Drones and self-driving farm machinery, combined with artificial intelligence, machine learning and other technology, can lead to significant efficiencies and improved yields
For as long as we have grown crops, farming has required farmers. But a new breed of technology is taking some of the human factor out of agriculture. These advances come as the world requires ever more food to feed a growing population – some estimates say we’ll need to grow 70% more by 2050 – but also as there is a clear need to cut greenhouse gas emissions from agriculture, as well as the use of other inputs such as pesticides, herbicides and, most crucially, water.
With improvements in artificial intelligence, machine learning and computing power, a growing number of tasks on the farm are being automated, according to Dr Duncan Robertson, CEO of Dogtooth Technologies, a company that makes fruit-picking robots.
And Rob Edwards, marketing manager for Kubota UK’s tractor business unit, says that autonomous agriculture, as it is known, “can be as basic as automatic steering guidance, and as complex as robotic machines that use AI to make agronomic decisions based on weather patterns, soil conditions and plant recognition”.
A $95bn market
There’s clearly a lot of potential. The World Economic Forum predicts that autonomous agriculture will be a $95bn market by 2027.

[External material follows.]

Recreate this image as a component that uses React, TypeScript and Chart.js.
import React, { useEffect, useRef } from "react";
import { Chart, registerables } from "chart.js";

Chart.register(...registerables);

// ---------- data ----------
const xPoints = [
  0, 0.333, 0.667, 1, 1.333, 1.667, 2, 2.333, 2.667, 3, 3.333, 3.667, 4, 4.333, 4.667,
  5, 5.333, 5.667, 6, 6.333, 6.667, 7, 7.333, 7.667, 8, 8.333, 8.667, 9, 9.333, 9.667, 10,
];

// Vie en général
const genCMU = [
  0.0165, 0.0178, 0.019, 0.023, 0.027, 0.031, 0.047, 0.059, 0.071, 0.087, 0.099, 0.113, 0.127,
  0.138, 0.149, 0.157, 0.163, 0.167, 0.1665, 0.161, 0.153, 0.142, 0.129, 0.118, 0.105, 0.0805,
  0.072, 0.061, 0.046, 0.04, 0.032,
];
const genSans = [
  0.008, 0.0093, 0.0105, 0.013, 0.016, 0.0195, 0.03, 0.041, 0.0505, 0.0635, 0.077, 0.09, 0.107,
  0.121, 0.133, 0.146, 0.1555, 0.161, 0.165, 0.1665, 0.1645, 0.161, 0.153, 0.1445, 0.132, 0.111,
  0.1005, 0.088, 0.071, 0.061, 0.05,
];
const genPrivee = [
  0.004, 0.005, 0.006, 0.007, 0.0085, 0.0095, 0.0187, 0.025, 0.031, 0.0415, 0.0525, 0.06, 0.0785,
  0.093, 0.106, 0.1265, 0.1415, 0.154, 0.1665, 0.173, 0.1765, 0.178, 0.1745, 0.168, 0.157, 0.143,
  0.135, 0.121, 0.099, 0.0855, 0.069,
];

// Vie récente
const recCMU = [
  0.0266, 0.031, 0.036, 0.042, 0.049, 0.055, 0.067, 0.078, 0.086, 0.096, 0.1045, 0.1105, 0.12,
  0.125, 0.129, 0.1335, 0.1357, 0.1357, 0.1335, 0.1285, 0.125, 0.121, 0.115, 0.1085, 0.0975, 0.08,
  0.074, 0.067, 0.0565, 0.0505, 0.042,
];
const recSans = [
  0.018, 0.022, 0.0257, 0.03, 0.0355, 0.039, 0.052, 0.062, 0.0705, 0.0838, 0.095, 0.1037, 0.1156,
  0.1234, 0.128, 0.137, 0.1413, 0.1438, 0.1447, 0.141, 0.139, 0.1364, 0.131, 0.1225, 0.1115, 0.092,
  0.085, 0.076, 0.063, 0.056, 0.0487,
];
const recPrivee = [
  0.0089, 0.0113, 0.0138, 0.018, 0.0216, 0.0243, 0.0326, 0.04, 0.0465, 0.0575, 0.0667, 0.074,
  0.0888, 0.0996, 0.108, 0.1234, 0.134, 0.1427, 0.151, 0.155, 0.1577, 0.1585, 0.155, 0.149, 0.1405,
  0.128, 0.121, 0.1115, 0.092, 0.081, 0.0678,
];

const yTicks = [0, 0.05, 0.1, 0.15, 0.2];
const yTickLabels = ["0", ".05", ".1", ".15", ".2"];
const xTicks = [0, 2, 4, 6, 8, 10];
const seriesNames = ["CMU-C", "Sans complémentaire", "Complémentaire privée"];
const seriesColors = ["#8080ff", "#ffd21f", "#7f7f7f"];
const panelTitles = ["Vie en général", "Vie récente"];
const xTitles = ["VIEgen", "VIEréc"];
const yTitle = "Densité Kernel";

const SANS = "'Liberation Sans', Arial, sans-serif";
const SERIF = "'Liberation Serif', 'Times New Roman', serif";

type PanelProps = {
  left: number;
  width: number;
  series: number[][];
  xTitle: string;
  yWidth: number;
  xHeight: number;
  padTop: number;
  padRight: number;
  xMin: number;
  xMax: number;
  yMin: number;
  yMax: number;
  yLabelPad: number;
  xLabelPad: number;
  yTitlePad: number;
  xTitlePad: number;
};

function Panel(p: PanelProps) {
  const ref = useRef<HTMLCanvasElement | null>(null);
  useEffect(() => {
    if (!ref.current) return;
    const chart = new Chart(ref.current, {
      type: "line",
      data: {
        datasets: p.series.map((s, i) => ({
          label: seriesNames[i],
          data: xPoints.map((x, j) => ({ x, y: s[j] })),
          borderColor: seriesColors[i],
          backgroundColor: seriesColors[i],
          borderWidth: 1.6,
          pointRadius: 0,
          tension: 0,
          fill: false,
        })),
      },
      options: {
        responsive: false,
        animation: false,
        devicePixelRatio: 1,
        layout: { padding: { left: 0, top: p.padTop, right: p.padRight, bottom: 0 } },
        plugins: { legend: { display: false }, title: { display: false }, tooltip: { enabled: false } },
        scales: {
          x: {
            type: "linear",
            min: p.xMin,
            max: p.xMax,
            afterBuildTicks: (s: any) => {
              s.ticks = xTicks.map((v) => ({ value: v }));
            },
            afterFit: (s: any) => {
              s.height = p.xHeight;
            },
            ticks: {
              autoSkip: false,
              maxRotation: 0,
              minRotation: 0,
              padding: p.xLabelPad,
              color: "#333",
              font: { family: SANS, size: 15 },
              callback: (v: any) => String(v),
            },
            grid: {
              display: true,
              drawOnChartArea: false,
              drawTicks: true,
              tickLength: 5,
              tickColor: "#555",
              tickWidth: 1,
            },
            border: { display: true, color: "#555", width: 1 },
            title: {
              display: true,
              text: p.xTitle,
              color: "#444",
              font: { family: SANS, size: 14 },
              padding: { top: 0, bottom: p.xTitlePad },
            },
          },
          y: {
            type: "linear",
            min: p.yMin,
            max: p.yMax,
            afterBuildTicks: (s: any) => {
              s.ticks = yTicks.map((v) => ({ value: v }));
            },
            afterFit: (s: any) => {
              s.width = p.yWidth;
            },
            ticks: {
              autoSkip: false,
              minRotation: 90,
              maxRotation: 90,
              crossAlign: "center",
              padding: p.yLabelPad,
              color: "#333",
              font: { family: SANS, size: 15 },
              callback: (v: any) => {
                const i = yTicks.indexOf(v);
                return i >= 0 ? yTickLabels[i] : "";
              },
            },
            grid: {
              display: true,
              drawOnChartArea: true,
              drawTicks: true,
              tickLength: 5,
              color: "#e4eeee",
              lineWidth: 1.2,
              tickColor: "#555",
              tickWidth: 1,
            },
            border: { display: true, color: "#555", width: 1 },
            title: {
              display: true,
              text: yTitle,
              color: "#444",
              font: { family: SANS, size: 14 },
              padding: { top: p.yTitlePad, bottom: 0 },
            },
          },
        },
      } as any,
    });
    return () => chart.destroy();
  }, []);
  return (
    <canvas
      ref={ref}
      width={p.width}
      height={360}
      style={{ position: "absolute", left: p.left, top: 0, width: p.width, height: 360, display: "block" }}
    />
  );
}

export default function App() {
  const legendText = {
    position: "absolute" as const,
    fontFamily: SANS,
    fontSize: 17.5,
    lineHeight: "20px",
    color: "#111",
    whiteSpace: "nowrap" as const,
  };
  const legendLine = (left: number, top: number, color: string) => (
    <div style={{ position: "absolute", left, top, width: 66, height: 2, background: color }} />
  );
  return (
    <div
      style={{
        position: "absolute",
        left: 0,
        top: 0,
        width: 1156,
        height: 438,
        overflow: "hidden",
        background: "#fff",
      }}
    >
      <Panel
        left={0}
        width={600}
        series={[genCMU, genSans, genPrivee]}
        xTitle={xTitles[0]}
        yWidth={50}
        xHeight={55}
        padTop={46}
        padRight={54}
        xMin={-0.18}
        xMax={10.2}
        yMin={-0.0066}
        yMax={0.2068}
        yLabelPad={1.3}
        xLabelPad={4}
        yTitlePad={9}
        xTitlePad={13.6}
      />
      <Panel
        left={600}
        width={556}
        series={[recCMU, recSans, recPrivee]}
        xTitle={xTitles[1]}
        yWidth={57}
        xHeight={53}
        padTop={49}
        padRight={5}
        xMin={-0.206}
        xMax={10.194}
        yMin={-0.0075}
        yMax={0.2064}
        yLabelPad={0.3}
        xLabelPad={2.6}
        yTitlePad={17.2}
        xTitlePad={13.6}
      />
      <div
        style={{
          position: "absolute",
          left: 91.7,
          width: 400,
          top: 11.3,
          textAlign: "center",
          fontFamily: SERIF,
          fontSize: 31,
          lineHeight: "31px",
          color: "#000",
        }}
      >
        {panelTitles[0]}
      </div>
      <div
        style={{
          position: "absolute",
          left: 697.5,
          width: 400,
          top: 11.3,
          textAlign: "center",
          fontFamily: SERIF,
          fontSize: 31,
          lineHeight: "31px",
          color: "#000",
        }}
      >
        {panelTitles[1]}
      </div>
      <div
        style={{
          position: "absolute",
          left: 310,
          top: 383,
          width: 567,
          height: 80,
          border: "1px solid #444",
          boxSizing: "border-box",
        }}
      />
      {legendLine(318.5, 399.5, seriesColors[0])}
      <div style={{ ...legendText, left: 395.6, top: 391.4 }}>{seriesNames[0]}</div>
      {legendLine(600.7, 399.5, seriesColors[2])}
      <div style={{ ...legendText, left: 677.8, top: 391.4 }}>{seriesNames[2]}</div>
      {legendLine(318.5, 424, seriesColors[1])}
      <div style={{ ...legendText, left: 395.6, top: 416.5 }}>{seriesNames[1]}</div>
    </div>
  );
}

WEF says that agricultural drones, self-driving tractors and seed-planting robots are among the innovations that could be key to future food supplies, as autonomous farming promises to produce more crops with less effort and reduced impact on the environment.
Driverless tractors, controlled via an app on a phone or computer, can free up farmers from spending hours in the field. Drones and autonomous farm machinery can also be used to monitor factors such as crop condition, soil moisture and fertility, as well as carrying out precision, targeted pesticide spraying. Sensors placed in the soil can tell farmers where they need to use fertiliser most and to irrigate and spray only the crops that need it.
Robertson says that Dogtooth’s robots are able not only to pick delicate berry fruits without damaging them, they can also determine when they are ripe, inspect them for defects and put them in punnets according to supermarket sorting criteria.
Labour efficiencies
Growers around the world face a shortage of farm workers and the most commercially important applications are likely to be in areas where farms depend on a large number of seasonal agricultural workers, such as fruit harvesting.
While there will inevitably be some concerns around changing agricultural sector labour requirements, recruitment in the sector has been challenging for some time. By reducing the need for the particularly difficult-to-recruit seasonal labour, autonomous technology cuts staff turnover and costs.
Autonomous agriculture can also help in the many markets, such as Japan, where the farming population is ageing and retiring, with fewer people taking their place.
Precision models
Because autonomous farming increases efficiency and crop yields, as well as reducing labour costs, it makes farms more sustainable, Robertson says. Robots are pre-programmed and use precision technology, therefore they produce more consistent and accurate results. They further improve productivity because they can work longer hours, in all weathers and at night, as well as performing multiple tasks at the same time, such as planting seeds and monitoring soil conditions.
Their ability to collect data in real time allows farmers to react to changing conditions, enabling them to reduce waste and optimise yields. Norway’s Yara says that its water sensors can cut water use on farms by up to 20%, for example.
Using AI “swarm” technology it is possible to deploy a higher number of smaller, lighter vehicles instead of one enormous tractor, reducing soil compaction. The sector is also seeing the spread of “farming-as-a-service” models. Chicago-based Sabanto hires out fleets of small, autonomous tractors that allow farmers to experiment with the new technology without the expensive capital outlay for new machinery, for example. This is especially suited to smaller farms, allowing them to take advantage of technology that would otherwise be out of their reach.
Future food security
There are inevitably a number of barriers to autonomous technology implementation at scale, including the high upfront cost and the need to retrain farmers to use the new technology.
But, echoing the WEF predictions, Prof James Lowenberg-DeBoer, chair of agri-tech economics at Harper Adams University, says that robotics and automation are going to be part of creating food security around the world, including the developing world where farm labour shortages are a problem just as everywhere worldwide.
As he concludes: “Low-cost robotics and automation could help farmers in the developing world intensify production without using more pesticide and fertilisers.” The technology thus has the potential to make a real difference in the markets where a revolution in productivity is perhaps most acutely necessary.